The Girl Without Hands
Destitute and on the brink of starvation, a lowly miller is approached in the forest by the devil. In exchange for what lay behind his mill, the devil offers the man immeasurable wealth. He agrees, thinking the devil will only be taking his fruitless orchard; after his stream starts to run with liquid gold, the miller discovers it was his young daughter the devil desired, who had been playing in one of the trees. The devil comes to take his prize, but finds her hands too clean for his taking. He asks the miller to cut them off, and the miller agrees – they had a deal, after all. He chops away his daughter’s hands with an axe, but her tears cleanse the stumps, and she remains too clean for the devil's collection. She runs away from home, on a strange adventure, with the devil on her heels.
Adapted from one of the Brothers Grimm’s many morbid tales, the dark and stunningly beautiful The Girl Without Hands made its premiere at last year’s Cannes film festival. The striking, painted frames are even more impressively a one-man effort: French illustrator Sébastien Laudenbach hand-painted each image on his own in a single year. He did so linearly, working on the very first image and continuing until the very last, seeing very little of it in motion until a full-length rough cut was assembled.
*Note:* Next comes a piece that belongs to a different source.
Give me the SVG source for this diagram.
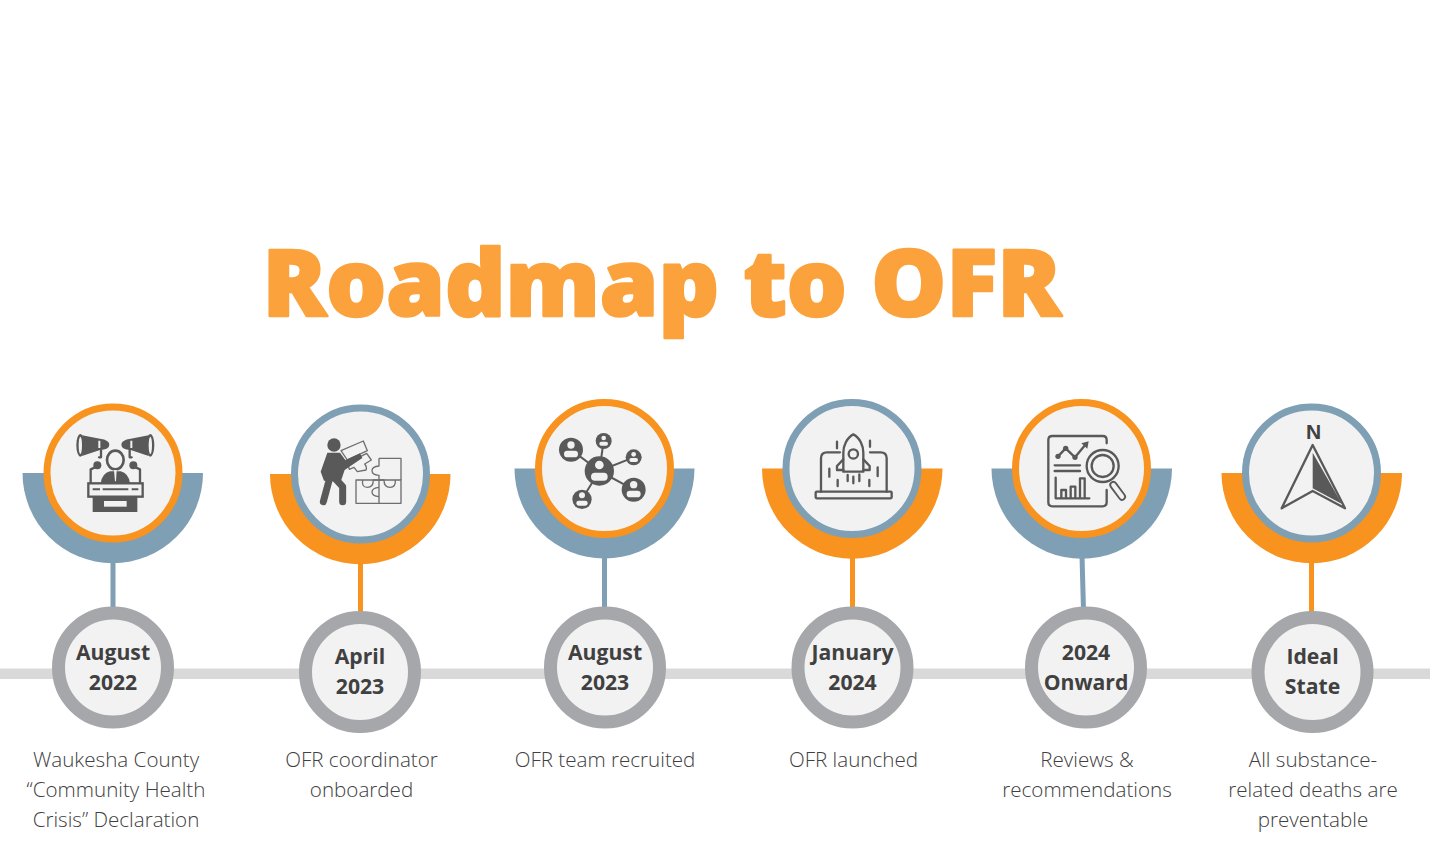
<svg xmlns="http://www.w3.org/2000/svg" width="1430" height="843" viewBox="0 0 1430 843">
<style>
.title{font-family:"Open Sans","Noto Sans",sans-serif;font-weight:800;font-size:92px;fill:#fba23c;stroke:#fba23c;stroke-width:2.500px;stroke-linejoin:round}
.date{font-family:"Open Sans","Noto Sans",sans-serif;font-weight:700;font-size:21.200px;fill:#404040;text-anchor:middle}
.cap{font-family:"Open Sans","Noto Sans",sans-serif;font-weight:300;font-size:20.600px;fill:#404040;text-anchor:middle}
.inner{fill:#f2f2f2;stroke-width:7}
.date-ring{fill:#f2f2f2;stroke:#a6a7ab;stroke-width:13}
.d{fill:#595959}
.o{fill:none;stroke:#595959;stroke-width:7;stroke-linecap:round;stroke-linejoin:round}
.b{fill:#7f9fb5}.y{fill:#f7931e}
.sb{stroke:#7f9fb5;stroke-width:5;fill:none}.sy{stroke:#f7931e;stroke-width:5;fill:none}
</style>
<rect width="1430" height="843" fill="#fff"/>
<text class="title" x="262.500" y="316" textLength="798.500" lengthAdjust="spacingAndGlyphs">Roadmap to OFR</text>
<g id="connectors">
<rect x="0" y="668.500" width="1430" height="10.500" fill="#d9d9d9"/>
<path class="sb" d="M113 560V610"/>
<path class="sy" d="M360.500 562V614"/>
<path class="sb" d="M604.500 556V610"/>
<path class="sy" d="M852.500 556V610"/>
<path class="sb" d="M1082 556L1083.500 610"/>
<path class="sy" d="M1311.500 560V614"/>
</g>
<g id="node-1">
<path class="b" d="M22.500 473H203A90.250 90.250 0 0 1 22.500 473Z"/>
<circle class="inner" cx="113" cy="473" r="66" stroke="#f7931e"/>
<g transform="translate(0,380) scale(.33333)">
<ellipse class="d" cx="241" cy="196" rx="12" ry="34"/>
<ellipse cx="241" cy="196" rx="5" ry="26" fill="#f2f2f2"/>
<path class="d" d="M246 166L300 176Q328 180 328 194Q328 208 300 210L246 228Q254 196 246 166Z"/>
<ellipse class="d" cx="451" cy="196" rx="12" ry="34"/>
<ellipse cx="451" cy="196" rx="5" ry="26" fill="#f2f2f2"/>
<path class="d" d="M446 166L392 176Q364 180 364 194Q364 208 392 210L446 228Q438 196 446 166Z"/>
<path d="M298 182V204M394 182V204" stroke="#f2f2f2" stroke-width="6"/>
<path class="o" d="M303 208V232H297M389 208V232H395"/>
<ellipse cx="346" cy="240" rx="25" ry="28" fill="#f2f2f2" stroke="#595959" stroke-width="8"/>
<path class="d" d="M302 310Q306 280 330 274H362Q386 280 390 310Z"/>
<path d="M342 270H350L348 304H345Z" fill="#f2f2f2"/>
<circle class="d" cx="292" cy="256" r="12"/><circle class="d" cx="400" cy="256" r="12"/>
<path class="o" d="M285 262L272 268V310M407 262L420 268V310"/>
<rect x="265" y="310" width="163" height="40" fill="#f2f2f2" stroke="#595959" stroke-width="7"/>
<path d="M278 328H300M308 328H385M395 328H415" stroke="#595959" stroke-width="6"/>
<rect class="d" x="278" y="350" width="134" height="46"/>
<rect x="312" y="363" width="68" height="17" fill="#f2f2f2"/>
</g>
</g>
<g id="node-2">
<path class="y" d="M270 474H450.500A90.250 90.250 0 0 1 270 474Z"/>
<circle class="inner" cx="360.500" cy="474" r="66" stroke="#7f9fb5"/>
<g transform="translate(310,430) scale(.33333)">
<g fill="none" stroke="#6e6e6e" stroke-width="4" stroke-linejoin="round">
<path d="M207 85H273V150M207 85V108Q186 110 186 122Q186 134 207 136V220"/>
<rect x="138" y="150" width="135" height="70"/>
<path d="M207 150H190Q190 172 172 172Q154 172 158 150M207 150H222Q222 172 240 172Q258 172 256 150M207 172Q186 174 186 186Q186 198 207 200"/>
<path d="M93 62L160 33L172 62L112 90ZM112 100L170 70L184 90L164 102Q172 112 168 120L142 125L132 112L118 118L112 100Z" fill="#f2f2f2"/>
</g>
<circle class="d" cx="72" cy="45" r="20"/>
<path class="d" d="M52 68L90 68L106 90L150 70L157 84L104 120L92 155L42 152L32 125Z"/>
<path d="M58 148L40 215M75 145L98 170V215" fill="none" stroke="#595959" stroke-width="21" stroke-linecap="round" stroke-linejoin="round"/>
</g>
</g>
<g id="node-3">
<path class="b" d="M514.500 468.500H694.500A90 90 0 0 1 514.500 468.500Z"/>
<circle class="inner" cx="604.500" cy="468.500" r="66" stroke="#f7931e"/>
<g transform="translate(500,380) scale(.33333)">
<path d="M298 273L213 209M298 273L311 183M298 273L401 232M298 273L401 329M298 273L246 358" stroke="#595959" stroke-width="6"/>
<g class="d"><circle cx="213" cy="209" r="36"/><circle cx="311" cy="183" r="24"/><circle cx="401" cy="232" r="24"/><circle cx="401" cy="329" r="36"/><circle cx="246" cy="358" r="29"/><circle cx="298" cy="273" r="44"/></g>
<g fill="#f2f2f2">
<circle cx="213" cy="195" r="11"/><rect x="192" y="212" width="42" height="20" rx="10"/>
<circle cx="311" cy="174" r="7"/><rect x="298" y="185" width="26" height="12" rx="6"/>
<circle cx="401" cy="223" r="7"/><rect x="388" y="234" width="26" height="12" rx="6"/>
<circle cx="401" cy="314" r="11"/><rect x="380" y="332" width="42" height="20" rx="10"/>
<circle cx="246" cy="346" r="9"/><rect x="229" y="362" width="34" height="15" rx="7"/>
<circle cx="298" cy="255" r="13"/><rect x="273" y="278" width="50" height="24" rx="12"/>
</g>
</g>
</g>
<g id="node-4">
<path class="y" d="M762 468.500H942.500A90.250 90.250 0 0 1 762 468.500Z"/>
<circle class="inner" cx="852" cy="468.500" r="66" stroke="#7f9fb5"/>
<g transform="translate(500,380) scale(.33333)">
<rect class="o" x="947" y="335" width="228" height="20" rx="3"/>
<path class="o" d="M963 335V235Q963 217 981 217H1020M1160 335V235Q1160 217 1142 217H1110"/>
<path class="o" d="M1060 163C1080 173 1090 198 1090 218V275H1030V218C1030 198 1040 173 1060 163Z"/>
<circle class="o" cx="1060" cy="222" r="14"/>
<path class="o" d="M1030 238L1011 258V270H1030M1090 238L1109 258V270H1090"/>
<path class="o" d="M1011 185V205M1110 182V200M988 266V290M1133 262V288M1013 300V318M1108 300V318M1043 285V303M1078 283V303M1060 290V310"/>
</g>
</g>
<g id="node-5">
<path class="b" d="M991.500 468.500H1172A90.250 90.250 0 0 1 991.500 468.500Z"/>
<circle class="inner" cx="1081.500" cy="468.500" r="66" stroke="#f7931e"/>
<g transform="translate(980,380) scale(.33333)">
<path class="o" d="M380 190V180Q380 168 368 168H217Q205 168 205 180V367Q205 379 217 379H368Q380 379 380 367V330"/>
<path class="o" d="M234 229L257 205L285 232L318 192"/>
<circle class="d" cx="234" cy="229" r="8"/><circle class="d" cx="257" cy="205" r="8"/><circle class="d" cx="285" cy="232" r="8"/>
<path class="d" d="M326 184L322 206L304 190Z"/>
<path class="o" d="M224 256H300M224 273H300M227 293V355H328M244 355V330H258V355M272 355V320H286V355M300 355V295H314V355"/>
<circle class="o" cx="368" cy="258" r="48"/><circle cx="368" cy="258" r="33" fill="none" stroke="#595959" stroke-width="7"/>
<path d="M400 315L426 350" stroke="#595959" stroke-width="24" stroke-linecap="round"/>
<path d="M400 315L426 350" stroke="#f2f2f2" stroke-width="13" stroke-linecap="round"/>
</g>
</g>
<g id="node-6">
<path class="y" d="M1221.500 473H1402A90.250 90.250 0 0 1 1221.500 473Z"/>
<circle class="inner" cx="1311.500" cy="473" r="66" stroke="#7f9fb5"/>
<g transform="translate(980,380) scale(.33333)">
<path class="o" d="M998 195L1095 385L998 333L905 385Z"/>
<path class="d" d="M998 218L1086 372L998 325Z"/>
</g>
<text x="1313.500" y="439" font-family="'Liberation Sans',sans-serif" font-weight="700" font-size="21" fill="#404040" text-anchor="middle">N</text>
</g>
<g id="date-1"><circle class="date-ring" cx="113" cy="667.500" r="54.500"/><text class="date" x="113" y="659.500">August</text><text class="date" x="113" y="689.500">2022</text></g>
<g id="date-2"><circle class="date-ring" cx="360" cy="672" r="54.500"/><text class="date" x="360" y="663.500">April</text><text class="date" x="360" y="693.500">2023</text></g>
<g id="date-3"><circle class="date-ring" cx="605" cy="667.500" r="54.500"/><text class="date" x="605" y="659.500">August</text><text class="date" x="605" y="689.500">2023</text></g>
<g id="date-4"><circle class="date-ring" cx="852.500" cy="667.500" r="54.500"/><text class="date" x="852.500" y="659.500">January</text><text class="date" x="852.500" y="689.500">2024</text></g>
<g id="date-5"><circle class="date-ring" cx="1086" cy="667.500" r="54.500"/><text class="date" x="1086" y="659.500">2024</text><text class="date" x="1086" y="689.500">Onward</text></g>
<g id="date-6"><circle class="date-ring" cx="1312.500" cy="672" r="54.500"/><text class="date" x="1312.500" y="663.500">Ideal</text><text class="date" x="1312.500" y="693.500">State</text></g>
<g id="captions">
<text class="cap" x="116" y="767">Waukesha County</text><text class="cap" x="116" y="797">“Community Health</text><text class="cap" x="116" y="827">Crisis” Declaration</text>
<text class="cap" x="361.500" y="767">OFR coordinator</text><text class="cap" x="361.500" y="797">onboarded</text>
<text class="cap" x="605" y="767">OFR team recruited</text>
<text class="cap" x="853.500" y="767">OFR launched</text>
<text class="cap" x="1087" y="767">Reviews &amp;</text><text class="cap" x="1087" y="797">recommendations</text>
<text class="cap" x="1313" y="767">All substance-</text><text class="cap" x="1313" y="797">related deaths are</text><text class="cap" x="1313" y="827">preventable</text>
</g>
</svg>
His results are a style that’s quite unique: Laudenbach’s key frames – the most important images – are fully drawn, while the frames in between are sometimes only partial drawings. In motion, parts of the characters fade as they move. It can be very expressive and painterly; at other points, almost ghostly.
GKIDS’ Blu-ray edition does a great service to Laudenbech’s work, presenting it in bold color for home viewers. While the film only runs 76 minutes, the Blu-ray includes an interview with Laudenbech and Making Of featurette, as well as a selection of the filmmaker’s prior short films. If you’re an animation fan, this individual, stylish film receives our high recommendation.